*Written problem:*
For each line below that includes the word "matplotlib", make a copy.

*Given material:*
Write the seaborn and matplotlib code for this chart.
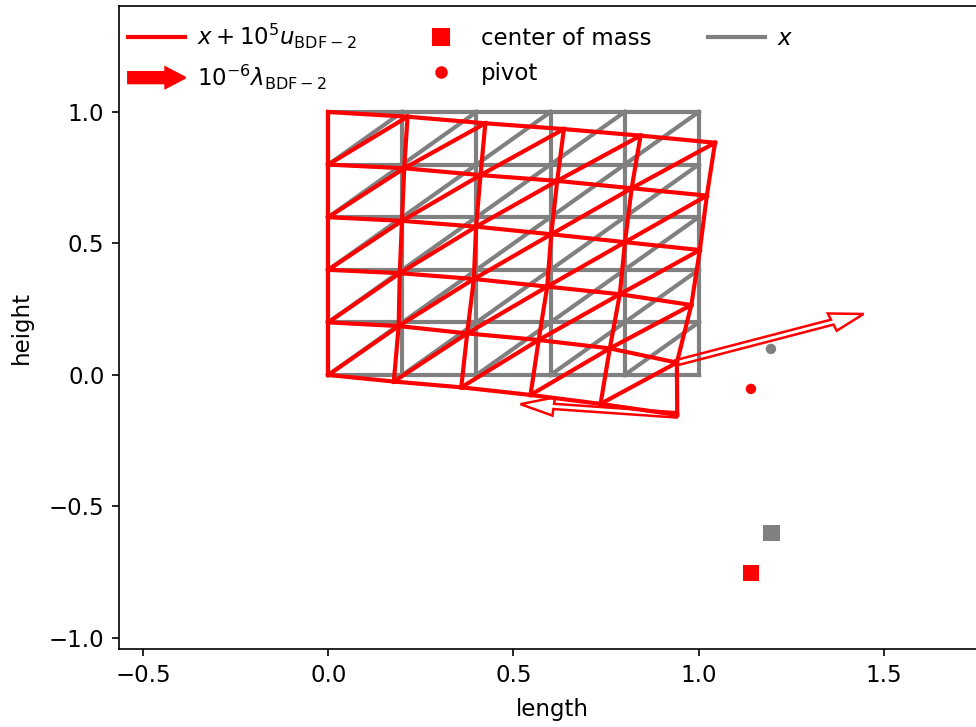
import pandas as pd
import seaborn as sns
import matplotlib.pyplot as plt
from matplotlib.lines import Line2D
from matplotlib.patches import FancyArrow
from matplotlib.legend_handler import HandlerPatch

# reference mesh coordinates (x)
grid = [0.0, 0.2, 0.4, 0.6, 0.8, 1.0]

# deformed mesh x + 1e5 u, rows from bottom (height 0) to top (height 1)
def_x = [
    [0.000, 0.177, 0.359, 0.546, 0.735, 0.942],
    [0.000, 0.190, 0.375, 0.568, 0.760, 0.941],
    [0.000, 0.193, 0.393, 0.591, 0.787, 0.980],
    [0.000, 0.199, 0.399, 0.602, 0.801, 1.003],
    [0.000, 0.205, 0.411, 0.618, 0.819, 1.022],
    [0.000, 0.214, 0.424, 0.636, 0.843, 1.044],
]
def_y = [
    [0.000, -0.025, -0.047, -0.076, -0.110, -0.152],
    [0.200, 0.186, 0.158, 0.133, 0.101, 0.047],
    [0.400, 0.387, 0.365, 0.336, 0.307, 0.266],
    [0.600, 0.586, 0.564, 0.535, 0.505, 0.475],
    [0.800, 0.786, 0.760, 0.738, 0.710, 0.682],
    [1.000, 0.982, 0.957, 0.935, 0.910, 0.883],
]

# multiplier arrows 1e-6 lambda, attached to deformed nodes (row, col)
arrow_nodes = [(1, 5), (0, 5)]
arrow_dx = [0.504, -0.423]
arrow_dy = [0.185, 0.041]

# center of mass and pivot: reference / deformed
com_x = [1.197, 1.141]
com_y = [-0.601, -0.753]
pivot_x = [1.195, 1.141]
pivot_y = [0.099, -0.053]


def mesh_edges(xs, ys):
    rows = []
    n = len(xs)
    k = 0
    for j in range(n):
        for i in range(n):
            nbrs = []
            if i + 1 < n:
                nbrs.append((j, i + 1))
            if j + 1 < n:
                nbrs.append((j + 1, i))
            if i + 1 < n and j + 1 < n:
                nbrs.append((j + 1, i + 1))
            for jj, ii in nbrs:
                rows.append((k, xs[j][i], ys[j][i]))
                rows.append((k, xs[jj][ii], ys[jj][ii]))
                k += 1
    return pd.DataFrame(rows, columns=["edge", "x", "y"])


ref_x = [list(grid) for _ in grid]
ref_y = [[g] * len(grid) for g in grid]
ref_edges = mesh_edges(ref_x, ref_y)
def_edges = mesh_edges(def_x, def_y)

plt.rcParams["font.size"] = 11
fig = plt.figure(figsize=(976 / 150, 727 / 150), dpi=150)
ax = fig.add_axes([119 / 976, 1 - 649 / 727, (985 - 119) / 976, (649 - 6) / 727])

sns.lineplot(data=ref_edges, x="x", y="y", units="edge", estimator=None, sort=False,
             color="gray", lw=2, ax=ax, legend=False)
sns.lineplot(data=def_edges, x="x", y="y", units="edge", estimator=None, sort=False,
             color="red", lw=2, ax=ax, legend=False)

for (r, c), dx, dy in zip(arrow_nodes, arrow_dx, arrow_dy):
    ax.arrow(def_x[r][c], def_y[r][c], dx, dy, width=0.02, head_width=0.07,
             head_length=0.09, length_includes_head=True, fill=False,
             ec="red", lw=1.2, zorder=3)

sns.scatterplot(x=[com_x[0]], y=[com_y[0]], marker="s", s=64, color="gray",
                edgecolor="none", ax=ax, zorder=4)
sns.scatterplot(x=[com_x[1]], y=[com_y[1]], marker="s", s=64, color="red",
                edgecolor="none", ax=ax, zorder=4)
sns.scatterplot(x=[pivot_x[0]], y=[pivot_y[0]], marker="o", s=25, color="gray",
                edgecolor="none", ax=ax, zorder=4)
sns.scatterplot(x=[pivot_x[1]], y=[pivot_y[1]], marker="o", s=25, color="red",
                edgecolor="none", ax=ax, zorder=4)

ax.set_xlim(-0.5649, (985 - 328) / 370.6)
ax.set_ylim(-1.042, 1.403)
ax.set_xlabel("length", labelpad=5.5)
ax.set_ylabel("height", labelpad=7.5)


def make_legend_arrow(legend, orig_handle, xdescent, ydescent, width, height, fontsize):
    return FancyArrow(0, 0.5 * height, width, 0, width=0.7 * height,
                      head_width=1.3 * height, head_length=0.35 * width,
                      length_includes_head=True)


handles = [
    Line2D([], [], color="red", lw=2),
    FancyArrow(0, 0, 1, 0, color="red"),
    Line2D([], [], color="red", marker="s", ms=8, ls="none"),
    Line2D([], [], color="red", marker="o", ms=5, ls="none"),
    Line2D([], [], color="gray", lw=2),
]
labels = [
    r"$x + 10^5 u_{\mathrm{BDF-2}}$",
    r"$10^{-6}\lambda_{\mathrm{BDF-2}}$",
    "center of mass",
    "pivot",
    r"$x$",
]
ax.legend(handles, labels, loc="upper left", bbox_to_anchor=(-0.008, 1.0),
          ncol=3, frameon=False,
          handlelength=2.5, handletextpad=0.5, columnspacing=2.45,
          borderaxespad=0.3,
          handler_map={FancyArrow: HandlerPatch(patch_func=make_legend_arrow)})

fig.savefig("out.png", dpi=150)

*Answer for this exercise:*
Write the seaborn and matplotlib code for this chart.
import matplotlib.pyplot as plt
from matplotlib.lines import Line2D
from matplotlib.patches import FancyArrow
from matplotlib.legend_handler import HandlerPatch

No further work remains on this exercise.